Гриффиту, конечно, были хорошо известны эти первые теоретические синтезы. Со слов Линдзи мы знаем, что Гриффит специально приглашал поэта на премьеру «Нетерпимости», а также купил сотню экземпляров его книги и раздавал ее в качестве пособия сотрудникам своей студии (Линдзи, 1979:131, 140). В работе над «Нетерпимостью» он уже вполне сознательно использует труды Мюнстерберга и Линдзи (в частности, иероглифическую теорию последнего). Однако первые опыты приложения трансценденталистской поэтики к кинематографу были осуществлены Гриффитом до появления названных книг. Более того, именно эти опыты, можно считать, и стимулировали интерес теоретиков к кинематографу. Наиболее значительные гриффитовские эксперименты в этой области связаны с экранизацией ряда стихотворений на морскую тему, осуществленных еще в период работы в «Байографе». Среди них выделяются три версии поэмы Теннисона «Энох Арден»: «Много лет спустя» (1908), «Неизменное море» (1910) и «Энох Арден» (1911). Упомянем также четверую версию этой поэмы — «Энох Арден» (1915; при повторном выпуске — «Роковая свадьба»), снятую под руководством Гриффита режиссером Кристи Кабанном. «Энох Арден» — сюжет, на котором Гриффит впервые пробует параллельный монтаж. Первоэлемент такого монтажа — «переброска действия» — используется им уже в 1908 году, через пять неполных месяцев после начала работы в качестве режиссера (в фильме «Много лет спустя»). Именно этот момент позднее оправдывался Гриффитом ссылкой на Диккенса. Поэма Теннисона рассказывает о судьбе моряка, потерпевшего кораблекрушение. Его жена Энни Ли долгие годы ждет мужа на берегу. Ричард Шикель так комментирует эту гриффитовскую экранизацию: «В этом фильме не было погони, что само по себе — большое новаторство, и в нем действительно было очень мало действия. Более того, в него было введено несколько рискованных параллельных кадров: Энни Ли видела своего потерпевшего кораблекрушение мужа на пустынном острове (каким образом она узнала, что он находится на этом острове, никогда не было объяснено). Энох же на пустынном берегу «видел» давно минувшие радости домашней жизни» (Шикель, 1984:112). «Рискованные параллельные кадры» — это неожиданные чередования Энни Ли на берегу моря и Эноха Ардена на далеком острове. Речь идет о сознательной языковой аномалии, сближающей между собой пространственно совершенно разнородные кадры.

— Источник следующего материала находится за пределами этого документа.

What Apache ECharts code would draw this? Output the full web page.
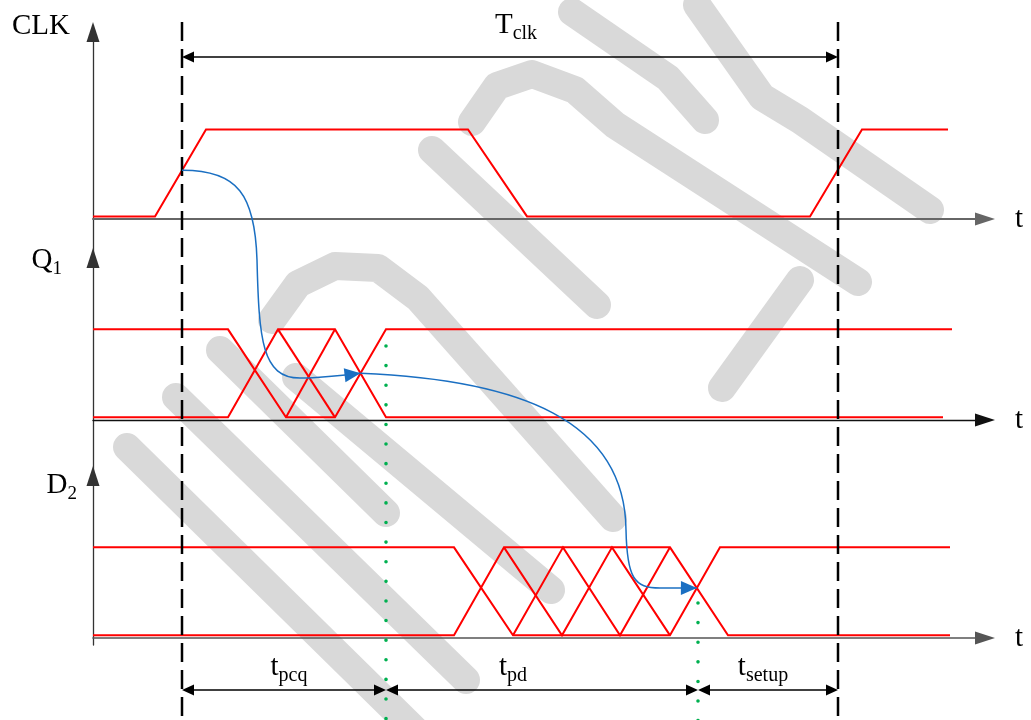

Но эта аномалия получает убедительную мотивировку у Теннисона, в поэме которого как раз и содержатся интересовавшие Гриффита сцены видения. Теннисон через интертекст позволяет замотивировать языковые новации и разрешить недоумение Шикеля. Существенно при этом, что полное объяснение «темной» языковой ситуации дает только литературный первоисточник, но не сам фильм Гриффита, до сих пор сохраняющий в этом эпизоде определенную непроясненность. В поэме видение посещает Энни Ли во время гадания по Библии, когда ее рука останавливается на строке «Под пальмовым деревом...». Таким образом, для Теннисона мотивировкой видения оказывается книга — Священное писание (ср. с той сценой из фильма Гриффита «Дом, милый дом», где Библия вызывает видение у Пейна — см. главу 2).

Оторвавшись от Библии,
Энни Ли неожиданно видит, как
Ее Энох сидит в высоте
Под пальмой: над ним — солнце
(Теннисон, 1907:132).

Затем к видению примешивается звон свадебных колоколов, который постепенно возвращает ее к реальности. Видение Эноха дано более развернуто. На берегу моря он слушает беспрерывный шум волн и ветра в листве. Постепенно блеск моря приобретает гипнотический характер:

Сияние на водах на востоке;
Сияние над островом в вышине;
Сияние на водах на западе;
Затем большие звезды свернулись в шары в Небесах,
Полость ревущего океана, и снова
Пунцовые копья рассвета — но паруса нет.
Часто, когда он смотрел неподвижно или казалось, что смотрит,
И золотая ящерка света лежала на нем,
Призрак, составленный из многих призраков, двигался
Перед ним, преследуя его, или это он сам
Двигался, преследуя людей, места и вещи, оставленные им
Вдали, на неясном острове за экватором;
Дети, их лепет, Энни, маленький дом,<...>
И низкий рокот свинцового моря.
И однажды в звоне, стоящем в ушах,
Едва слышно — далеко-далеко —
Он различил веселый перезвон колоколов своего прихода
(Теннисон, 1907:134)

У Теннисона видение Эноха мотивировано, оно возникает от длительного созерцания бесконечной подвижной поверхности моря. Море оказывается зеркалом видений, и это вполне соответствует его реальному гипнотическому воздействию (Хартлауб, 1951:22). Любопытно, что во всех своих версиях «Эноха Ардена» Гриффит выводит Энни Ли, перед видением, на берег моря, упраздняя теннисоновскую сцену гадания по Библии. Видение возникает в глазах Энни в результате сосредоточенного созерцания моря.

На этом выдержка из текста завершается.